Bewertung und Kritik
Putinismus stellt eine systematische Abkehr von demokratischen und rechtsstaatlichen Prinzipien dar. Das System basiert auf struktureller Gewalt, Rechtsnihilismus und Machterhalt um jeden Preis. Internationale Beobachter und Menschenrechtsorganisationen kritisieren seit Jahren die massiven Menschenrechtsverletzungen, den autoritären Charakter der Regierung und die aggressiven außenpolitischen Handlungen.
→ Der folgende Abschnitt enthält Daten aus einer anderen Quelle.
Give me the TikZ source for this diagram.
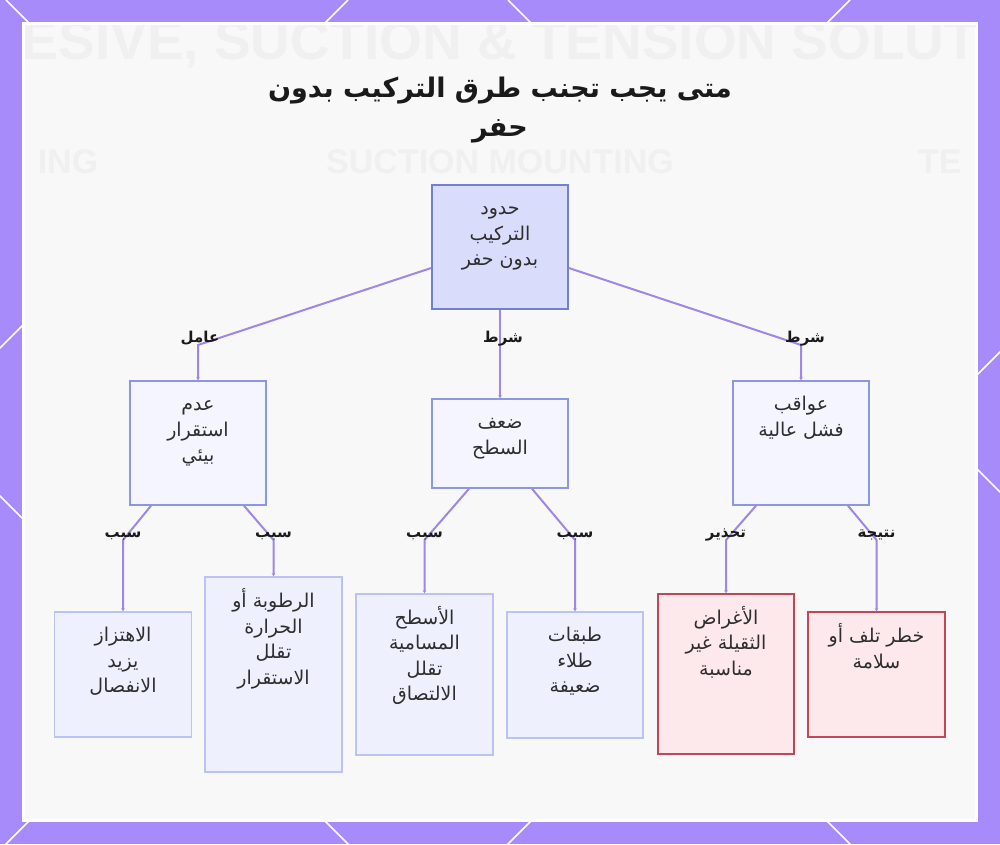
\documentclass[tikz,border=0pt]{standalone}
\usepackage{fontspec}
\setmainfont{DejaVu Sans}
\newfontfamily\arabicfont[Script=Arabic]{DejaVu Sans}
\newfontfamily\bgfont{Liberation Sans}
\TeXXeTstate=1
\usetikzlibrary{arrows.meta}
\definecolor{bgpurple}{HTML}{A78BFA}
\definecolor{panelgray}{HTML}{F8F8F8}
\definecolor{fadetext}{HTML}{F0F0F0}
\definecolor{edgecol}{HTML}{A086E6}
\definecolor{rootfill}{HTML}{DADCFC}
\definecolor{rootdraw}{HTML}{7380D2}
\definecolor{midfill}{HTML}{F4F5FE}
\definecolor{middraw}{HTML}{8A97E3}
\definecolor{leaffill}{HTML}{EEF1FD}
\definecolor{leafdraw}{HTML}{BAC3F2}
\definecolor{redfill}{HTML}{FDE9EC}
\definecolor{reddraw}{HTML}{C44553}
\definecolor{boxtext}{HTML}{2E2E2E}
\definecolor{lbltext}{HTML}{1A1A1A}
\newcommand{\rl}[1]{\beginR #1\endR}
\newcommand{\bx}[3]{\parbox[c][#2][t]{#1}{\centering\arabicfont\fontsize{19}{25.5}\selectfont\color{boxtext}\vspace*{12pt}\strut #3}}
\tikzset{
  rootbox/.style={draw=rootdraw, fill=rootfill, line width=1.6pt, inner sep=0pt},
  midbox/.style={draw=middraw, fill=midfill, line width=1.5pt, inner sep=0pt},
  leafbox/.style={draw=leafdraw, fill=leaffill, line width=1.5pt, inner sep=0pt},
  redbox/.style={draw=reddraw, fill=redfill, line width=1.5pt, inner sep=0pt},
  edge/.style={draw=edgecol, line width=2pt, -{Stealth[length=3pt,width=3.5pt]}},
  lbl/.style={font=\arabicfont\bfseries\fontsize{15}{18}\selectfont, text=lbltext, inner sep=0pt, anchor=base, yshift=3pt},
  fade/.style={text=fadetext, inner sep=0pt, font=\bgfont\bfseries}
}
\begin{document}
\begin{tikzpicture}[x=1pt,y=-1pt]
\useasboundingbox (0,0) rectangle (1000,844);
\fill[bgpurple] (0,0) rectangle (1000,844);
\begin{scope}
  \clip (0,0) rectangle (1000,844);
  \foreach \c in {-496,6,508} \draw[white, line width=1.5pt] (\c,0) -- (\c+844,844);
  \foreach \d in {348,850,1352} \draw[white, line width=1.5pt] (\d,0) -- (\d-844,844);
\end{scope}
\filldraw[fill=panelgray, draw=white, line width=3pt] (23.5,23.5) rectangle (976.5,820);
\begin{scope}
  \clip (25,25) rectangle (975,818.5);
  \node[fade, font=\bgfont\bfseries\fontsize{55}{58}\selectfont] (f1) at (500,45) {ESIVE, SUCTION \& TENSION SOLUT};
  \node[fade, font=\bgfont\bfseries\fontsize{34}{38}\selectfont] (f2) at (68,162) {ING};
  \node[fade, font=\bgfont\bfseries\fontsize{34}{38}\selectfont] (f3) at (500,162) {SUCTION MOUNTING};
  \node[fade, font=\bgfont\bfseries\fontsize{34}{38}\selectfont, anchor=west] (f4) at (918,162) {TE};
\end{scope}
% title
\node[font=\arabicfont\bfseries\fontsize{27}{39}\selectfont, align=center, text=lbltext] (title) at (500,110) {\rl{متى يجب تجنب طرق التركيب بدون}\\\rl{حفر}};
% boxes
\node[rootbox] (root) at (500,247) {\bx{136pt}{124pt}{\rl{حدود}\\\rl{التركيب}\\\rl{بدون حفر}}};
\node[midbox] (nA) at (198,443) {\bx{136pt}{124pt}{\rl{عدم}\\\rl{استقرار}\\\rl{بيئي}}};
\node[midbox] (nB) at (500,443.5) {\bx{136pt}{89pt}{\rl{ضعف}\\\rl{السطح}}};
\node[midbox] (nC) at (801,443) {\bx{136pt}{124pt}{\rl{عواقب}\\\rl{فشل عالية}}};
\node[leafbox] (lA1) at (123,674.5) {\bx{137pt}{125pt}{\rl{الاهتزاز}\\\rl{يزيد}\\\rl{الانفصال}}};
\node[leafbox] (lA2) at (273.5,674.5) {\bx{137pt}{195pt}{\rl{الرطوبة أو}\\\rl{الحرارة}\\\rl{تقلل}\\\rl{الاستقرار}}};
\node[leafbox] (lB1) at (424.5,674.5) {\bx{137pt}{161pt}{\rl{الأسطح}\\\rl{المسامية}\\\rl{تقلل}\\\rl{الالتصاق}}};
\node[leafbox] (lB2) at (575,675) {\bx{136pt}{126pt}{\rl{طبقات}\\\rl{طلاء}\\\rl{ضعيفة}}};
\node[redbox] (lC1) at (726,674) {\bx{136pt}{160pt}{\rl{الأغراض}\\\rl{الثقيلة غير}\\\rl{مناسبة}}};
\node[redbox] (lC2) at (876.5,674.5) {\bx{137pt}{125pt}{\rl{خطر تلف أو}\\\rl{سلامة}}};
% bend points
\coordinate (kA) at (198,345);
\coordinate (kC) at (801,345);
\coordinate (kA1) at (123,540);
\coordinate (kA2) at (273.5,540);
\coordinate (kB1) at (424.5,540);
\coordinate (kB2) at (575,540);
\coordinate (kC1) at (726,540);
\coordinate (kC2) at (876.5,540);
% edges
\draw[edge] ([yshift=-21pt]root.west) -- (kA) node[lbl, xshift=2pt] (eA) {\rl{عامل}} -- (nA.north);
\draw[edge] (root.south) -- node[lbl, pos=0.4, xshift=3pt] (eB) {\rl{شرط}} (nB.north);
\draw[edge] ([yshift=-21pt]root.east) -- (kC) node[lbl, xshift=4pt] (eC) {\rl{شرط}} -- (nC.north);
\draw[edge] ([xshift=-47pt]nA.south) -- (kA1) node[lbl] (eA1) {\rl{سبب}} -- (lA1.north);
\draw[edge] ([xshift=46pt]nA.south) -- (kA2) node[lbl] (eA2) {\rl{سبب}} -- (lA2.north);
\draw[edge] ([xshift=-31pt]nB.south) -- (kB1) node[lbl] (eB1) {\rl{سبب}} -- (lB1.north);
\draw[edge] ([xshift=32pt]nB.south) -- (kB2) node[lbl] (eB2) {\rl{سبب}} -- (lB2.north);
\draw[edge] ([xshift=-45pt]nC.south) -- (kC1) node[lbl] (eC1) {\rl{تحذير}} -- (lC1.north);
\draw[edge] ([xshift=47pt]nC.south) -- (kC2) node[lbl] (eC2) {\rl{نتيجة}} -- (lC2.north);
\end{tikzpicture}
\end{document}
Der Begriff „Putinismus“ dient in der Analyse zunehmend als Chiffre für ein Modell neoimperialer und illiberaler Herrschaft, das sich auch außerhalb Russlands als Vorbild für autoritäre Regime anbietet.
Trotz wirtschaftlicher Schwächen und internationaler Sanktionen bleibt das System nach innen stabil, was nicht zuletzt auf eine effektive Repressionsmaschinerie und die weitgehende Ausschaltung alternativer politischer Optionen zurückzuführen ist. Der langfristige Erhalt eines solchen Systems ist jedoch mit tiefgreifenden gesellschaftlichen Kosten verbunden: einer entpolitisierten Bevölkerung, der Erosion öffentlicher Institutionen und einer zunehmend verarmten politischen Kultur.